French voters like to buck expectations: In 2002 they unexpectedly handed second place to Le Pen, who has been convicted of racist and anti-Semitic statements and terrifies many French. He reached the runoff but was trounced by incumbent Chirac.

In 2005 voters turned against Chirac and rejected the European constitution, leaving the continent's future in limbo.

Both outcomes leaned heavily on last-minute decisions.

French voter uncertainty doesn't mean apathy: Voter registration is up by rates not seen in more than a generation, including in alienated suburbs that saw riots in 2005 by largely jobless, minority youth.

Rachid ben Moussa, 20, said his mother only recently registered to vote. She came to France as a toddler from Morocco 40 years ago and was encouraged to sign up by a neighborhood association in Angers.

"I think I'll vote, she wants me to," he said, craning his neck to glimpse Bayrou on an Angers plaza. "But I don't know which one would be best."
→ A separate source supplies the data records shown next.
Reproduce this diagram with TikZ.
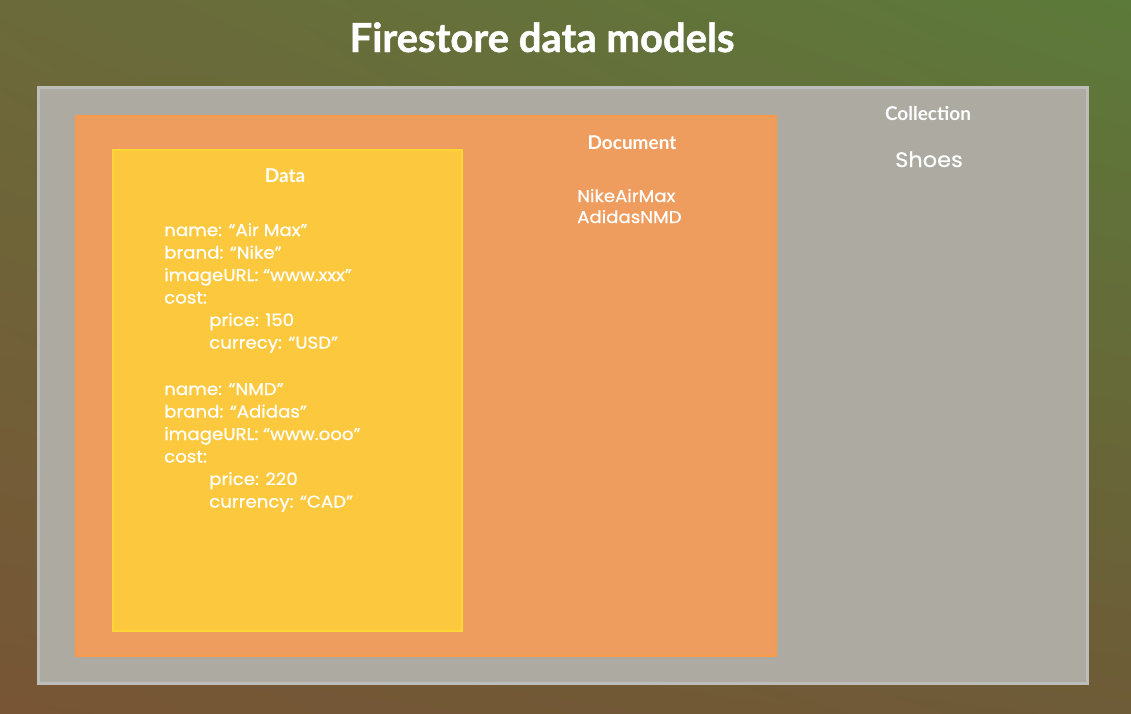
\documentclass[tikz,border=0pt]{standalone}
\usepackage{fontspec}
\usetikzlibrary{shadings}
\setmainfont{Poppins}[FakeStretch=1.07, FakeBold=0.6]
\newfontfamily\labelfont{Lato}
\newfontfamily\titlefont{Lato}[FakeBold=1.2]
\definecolor{bgtl}{HTML}{6B6A3A}
\definecolor{bgtr}{HTML}{5C7A3A}
\definecolor{bgbl}{HTML}{775535}
\definecolor{bgbr}{HTML}{6E5B37}
\definecolor{collfill}{HTML}{ACAAA1}
\definecolor{colledge}{HTML}{BDBDB9}
\definecolor{docfill}{HTML}{EF9D5F}
\definecolor{docedge}{HTML}{F99A4A}
\definecolor{datafill}{HTML}{FCC93E}
\definecolor{dataedge}{HTML}{FDD535}
\tikzset{
  lbl/.style={text=white, font=\labelfont\bfseries\fontsize{19}{22}\selectfont, anchor=base, inner sep=0pt},
  body/.style={text=white, font=\fontsize{17}{20}\selectfont, anchor=base west, inner sep=0pt},
}
\begin{document}
\begin{tikzpicture}[x=1pt,y=-1pt]
\useasboundingbox (0,0) rectangle (1131,713);
\shade[upper left=bgtl, upper right=bgtr, lower left=bgbl, lower right=bgbr] (0,0) rectangle (1131,713);
\node[text=white, font=\titlefont\bfseries\fontsize{40}{46}\selectfont, anchor=base, inner sep=0pt] (title) at (542,52) {Firestore data models};
% collection
\draw[colledge, line width=3pt, fill=collfill] (38,87) rectangle (1087,683);
\node[lbl] (coll) at (928,120) {Collection};
\node[body, anchor=base, font=\fontsize{21}{25}\selectfont] (shoes) at (929,167) {Shoes};
% document
\draw[docedge, line width=2pt, fill=docfill] (76,116) rectangle (776,656);
\node[lbl] (doc) at (632,149) {Document};
\node[body] (d1) at (577,202) {NikeAirMax};
\node[body] (d2) at (577,223) {AdidasNMD};
% data
\draw[dataedge, line width=2pt, fill=datafill] (113,150) rectangle (462,631);
\node[lbl] (data) at (285,182) {Data};
\node[body] (a1) at (164,236) {name: “Air Max”};
\node[body] (a2) at (164,258.5) {brand: “Nike”};
\node[body] (a3) at (164,281) {imageURL: “www.xxx”};
\node[body] (a4) at (164,303.5) {cost:};
\node[body] (a5) at (209,326) {price: 150};
\node[body] (a6) at (209,348.5) {currecy: “USD”};
\node[body] (b1) at (164,395) {name: “NMD”};
\node[body] (b2) at (164,417.5) {brand: “Adidas”};
\node[body] (b3) at (164,440) {imageURL: “www.ooo”};
\node[body] (b4) at (164,462.5) {cost:};
\node[body] (b5) at (209,485) {price: 220};
\node[body] (b6) at (209,507.5) {currency: “CAD”};
\end{tikzpicture}
\end{document}
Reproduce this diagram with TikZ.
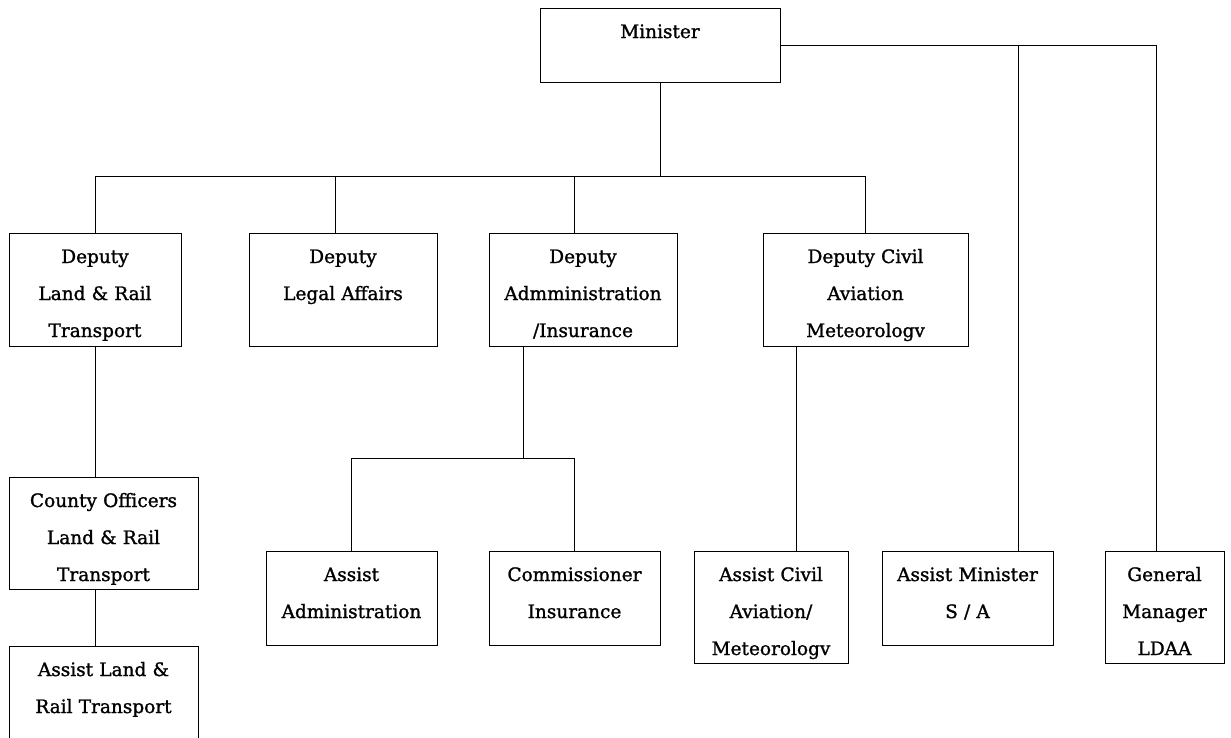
\documentclass[tikz,border=0pt]{standalone}
\usepackage{fontspec}
\setmainfont[FakeBold=1.3]{DejaVu Serif}
\usetikzlibrary{positioning}

\begin{document}
\begin{tikzpicture}[
    x=1pt, y=-1pt,
    font=\fontsize{18.5pt}{37pt}\selectfont,
    box/.style={rectangle, draw=black, line width=0.8pt, align=center, inner xsep=0pt, inner ysep=0pt, outer sep=0pt, text height=30pt, anchor=north west},
    tall/.style={text depth=82pt},
    short/.style={text depth=64pt},
    link/.style={draw=black, line width=0.8pt}
  ]
    \useasboundingbox (0,0) rectangle (1231,737);
    % top
    \node[box, text width=240pt, text depth=44pt] (mn) at (540,8) {Minister};
    % deputies
    \node[box, tall, text width=172pt, text depth=83pt] (dland) at (9,233) {Deputy\\Land \& Rail\\Transport};
    \node[box, tall, text width=188pt, text depth=83pt, right=68pt of dland] (dlegal) {Deputy\\Legal Affairs};
    \node[box, tall, text width=188pt, text depth=83pt, right=52pt of dlegal] (dadmin) {Deputy\\Admministration\\/Insurance};
    \node[box, tall, text width=205pt, text depth=83pt, right=86pt of dadmin] (dciv) {Deputy Civil\\Aviation\\Meteorologv};
    % lower rows
    \node[box, tall, text width=189pt] (county) at (9,477) {County Officers\\Land \& Rail\\Transport};
    \node[box, text width=189pt, text depth=95pt] (aland) at (9,646) {Assist Land \&\\Rail Transport};
    \node[box, short, text width=171pt] (aadmin) at (266,551) {Assist\\Administration};
    \node[box, short, text width=171pt] (comm) at (489,551) {Commissioner\\Insurance};
    \node[box, tall, text width=154pt] (acivil) at (694,551) {Assist Civil\\Aviation/\\Meteorologv};
    \node[box, short, text width=171pt] (amin) at (882,551) {Assist Minister\\S / A};
    \node[box, tall, text width=119pt] (gm) at (1105,551) {General\\Manager\\LDAA};

    \coordinate (bus) at (0,176);
    \coordinate (sub) at (0,458);
    \draw[link] (mn.south) -- (mn.south |- bus);
    \draw[link] (dland.north) |- (dciv.north |- bus) -- (dciv.north);
    \draw[link] ([xshift=-8pt]dlegal.north) -- ([xshift=-8pt]dlegal.north |- bus);
    \draw[link] ([xshift=-9pt]dadmin.north) -- ([xshift=-9pt]dadmin.north |- bus);
    \draw[link] (dland.south) -- (dland.south |- county.north);
    \draw[link] ([xshift=-8.5pt]county.south) -- ([xshift=-8.5pt]aland.north);
    \draw[link] ([xshift=-60pt]dadmin.south) -- ([xshift=-60pt]dadmin.south |- sub);
    \draw[link] (aadmin.north) |- (comm.north |- sub) -- (comm.north);
    \draw[link] ([xshift=-69pt]dciv.south) -- ([xshift=-69pt]dciv.south |- acivil.north);
    \draw[link] (mn.east) -| ([xshift=-8pt]gm.north);
    \draw[link] ([xshift=51pt]amin.north) -- ([xshift=51pt]amin.north |- mn.east);
  \end{tikzpicture}
\end{document}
The watchword in this campaign has been change. Sarkozy, Royal and Bayrou are all in their fifties so, barring a massive Le Pen upset, one of them will become France's first leader born after World War II. Yet they have focused on mini-measures that capture viewers' attention rather than tough reforms that many say France needs to break out of the Chirac-era rut.

"It's difficult for (voters). It's a new cycle they are looking for, a new president in his behavior and his nature," said Bayrou as he made a campaign stop Wednesday in a small town called Change in western France. "It's a very important choice."